How many lines in these records hold the string "page"? Reply with the number alone.

****

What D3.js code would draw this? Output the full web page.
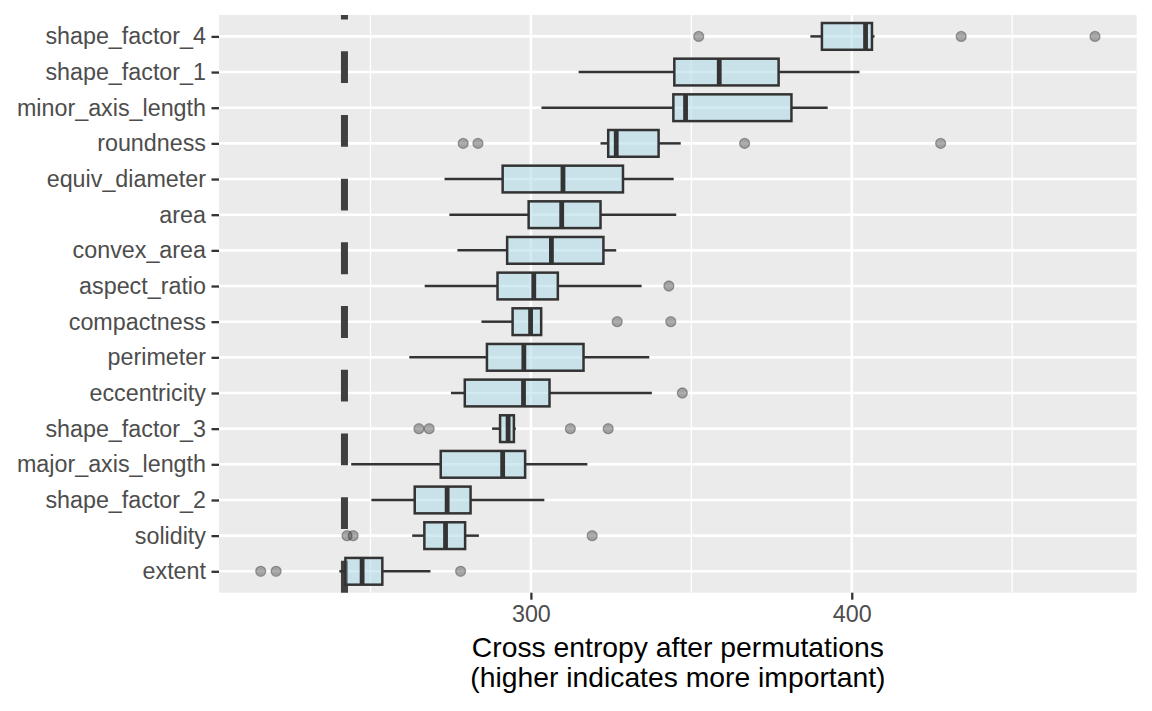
<!DOCTYPE html>
<html>
<head>
<meta charset="utf-8">
<script src="https://cdn.jsdelivr.net/npm/d3@7"></script>
<style>
  html, body { margin: 0; padding: 0; background: #fff; }
  svg { display: block; }
  text { font-family: "Liberation Sans", Arial, Helvetica, sans-serif; }
</style>
</head>
<body>
<svg id="chart" width="1152" height="711"></svg>
<script>
// ---------------- data ----------------
const features = ["shape_factor_4","shape_factor_1","minor_axis_length","roundness","equiv_diameter",
  "area","convex_area","aspect_ratio","compactness","perimeter","eccentricity","shape_factor_3",
  "major_axis_length","shape_factor_2","solidity","extent"];
const whiskerLow  = [387.1, 314.9, 303.3, 321.7, 273.1, 274.6, 277.1, 266.9, 284.6, 262.1, 275.1, 287.9, 244.0, 250.3, 263.0, 240.3];
const q1          = [390.7, 344.7, 344.4, 324.1, 291.2, 299.3, 292.6, 289.6, 294.3, 286.3, 279.4, 290.4, 271.9, 263.8, 266.8, 242.2];
const median      = [404.3, 358.7, 348.2, 326.6, 310.0, 309.6, 306.4, 300.9, 299.9, 297.8, 297.7, 292.9, 291.2, 273.9, 273.4, 247.4];
const q3          = [406.3, 377.2, 381.2, 339.8, 328.7, 321.7, 322.6, 308.4, 303.2, 316.4, 305.8, 294.7, 298.2, 281.2, 279.5, 253.7];
const whiskerHigh = [407.1, 402.4, 392.5, 346.7, 344.5, 345.3, 326.6, 334.5, 303.2, 336.9, 337.7, 295.3, 317.6, 304.2, 283.8, 268.7];
const outliers    = [[352.3, 434.1, 475.8], [], [], [278.9, 283.5, 366.6, 427.7], [], [], [], [343.0],
  [326.9, 343.6], [], [347.2], [265.1, 268.3, 312.3, 324.1], [], [], [242.7, 244.6, 319.1], [215.8, 220.6, 278.1]];
const referenceLine = 241.9;
const xBreaks = [300, 400];
const xMinorBreaks = [250, 350, 450];
const xTitleLines = ["Cross entropy after permutations", "(higher indicates more important)"];

// ---------------- layout ----------------
const panel = { left: 219, right: 1136.7, top: 15, bottom: 592.7 };
const svg = d3.select("#chart");

const allVals = whiskerLow.concat(whiskerHigh, outliers.flat(), [referenceLine]);
const lo = d3.min(allVals), hi = d3.max(allVals), span = hi - lo;
const x = d3.scaleLinear().domain([lo - 0.05 * span, hi + 0.05 * span]).range([panel.left, panel.right]);
const y = d3.scalePoint().domain(features).range([panel.top, panel.bottom]).padding(0.6);
const boxH = y.step() * 0.75;

// panel background
svg.append("rect").attr("x", panel.left).attr("y", panel.top)
  .attr("width", panel.right - panel.left).attr("height", panel.bottom - panel.top)
  .attr("fill", "#EBEBEB");

const grid = svg.append("g");
grid.selectAll("line.minor").data(xMinorBreaks).join("line")
  .attr("x1", d => x(d)).attr("x2", d => x(d))
  .attr("y1", panel.top).attr("y2", panel.bottom)
  .attr("stroke", "#fff").attr("stroke-width", 1.3);
grid.selectAll("line.majorx").data(xBreaks).join("line")
  .attr("x1", d => x(d)).attr("x2", d => x(d))
  .attr("y1", panel.top).attr("y2", panel.bottom)
  .attr("stroke", "#fff").attr("stroke-width", 2.6);
grid.selectAll("line.majory").data(features).join("line")
  .attr("x1", panel.left).attr("x2", panel.right)
  .attr("y1", d => y(d)).attr("y2", d => y(d))
  .attr("stroke", "#fff").attr("stroke-width", 2.6);

// reference dashed line (drawn bottom to top)
svg.append("line")
  .attr("x1", x(referenceLine)).attr("x2", x(referenceLine))
  .attr("y1", panel.bottom).attr("y2", panel.top)
  .attr("stroke", "#404040").attr("stroke-width", 7)
  .attr("stroke-dasharray", "31.85 31.85");

// boxplots
const rows = features.map((f, i) => ({ f, wl: whiskerLow[i], q1: q1[i], med: median[i], q3: q3[i], wh: whiskerHigh[i], out: outliers[i] }));
const g = svg.append("g");
const bx = g.selectAll("g.box").data(rows).join("g");
bx.append("line").attr("x1", d => x(d.wl)).attr("x2", d => x(d.q1))
  .attr("y1", d => y(d.f)).attr("y2", d => y(d.f))
  .attr("stroke", "#333").attr("stroke-width", 2.5);
bx.append("line").attr("x1", d => x(d.q3)).attr("x2", d => x(d.wh))
  .attr("y1", d => y(d.f)).attr("y2", d => y(d.f))
  .attr("stroke", "#333").attr("stroke-width", 2.5);
bx.append("rect").attr("x", d => x(d.q1)).attr("width", d => x(d.q3) - x(d.q1))
  .attr("y", d => y(d.f) - boxH / 2).attr("height", boxH)
  .attr("fill", "rgba(173,216,230,0.55)").attr("stroke", "#333").attr("stroke-width", 2.5);
bx.append("line").attr("x1", d => x(d.med)).attr("x2", d => x(d.med))
  .attr("y1", d => y(d.f) - boxH / 2).attr("y2", d => y(d.f) + boxH / 2)
  .attr("stroke", "#333").attr("stroke-width", 4.8);
bx.selectAll("circle").data(d => d.out.map(v => ({ v, f: d.f }))).join("circle")
  .attr("cx", d => x(d.v)).attr("cy", d => y(d.f)).attr("r", 5)
  .attr("fill", "rgba(51,51,51,0.4)").attr("stroke", "rgba(51,51,51,0.4)").attr("stroke-width", 1.3);

// axes
const xAxis = svg.append("g").attr("transform", `translate(0,${panel.bottom})`)
  .call(d3.axisBottom(x).tickValues(xBreaks).tickSize(7).tickPadding(6.1).tickFormat(d3.format("d")));
const yAxis = svg.append("g").attr("transform", `translate(${panel.left},0)`)
  .call(d3.axisLeft(y).tickSize(7.5).tickPadding(5.5));
[xAxis, yAxis].forEach(a => {
  a.select(".domain").remove();
  a.selectAll(".tick line").attr("stroke", "#333").attr("stroke-width", 2.3);
  a.selectAll(".tick text").attr("fill", "#4D4D4D").style("font-size", "23.3px")
    .style("font-family", '"Liberation Sans", Arial, sans-serif');
});

// x title
const cx = (panel.left + panel.right) / 2;
svg.append("text").attr("x", cx).attr("y", 656.7).attr("text-anchor", "middle")
  .style("font-size", "28.3px").attr("fill", "#000").text(xTitleLines[0]);
svg.append("text").attr("x", cx).attr("y", 686.7).attr("text-anchor", "middle")
  .style("font-size", "28.3px").attr("fill", "#000").text(xTitleLines[1]);
</script>
</body>
</html>
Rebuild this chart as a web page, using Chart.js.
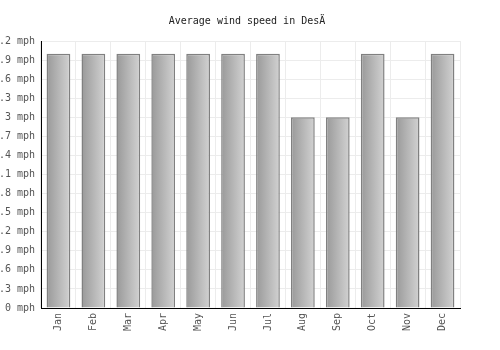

****

Exercise solution ▸
2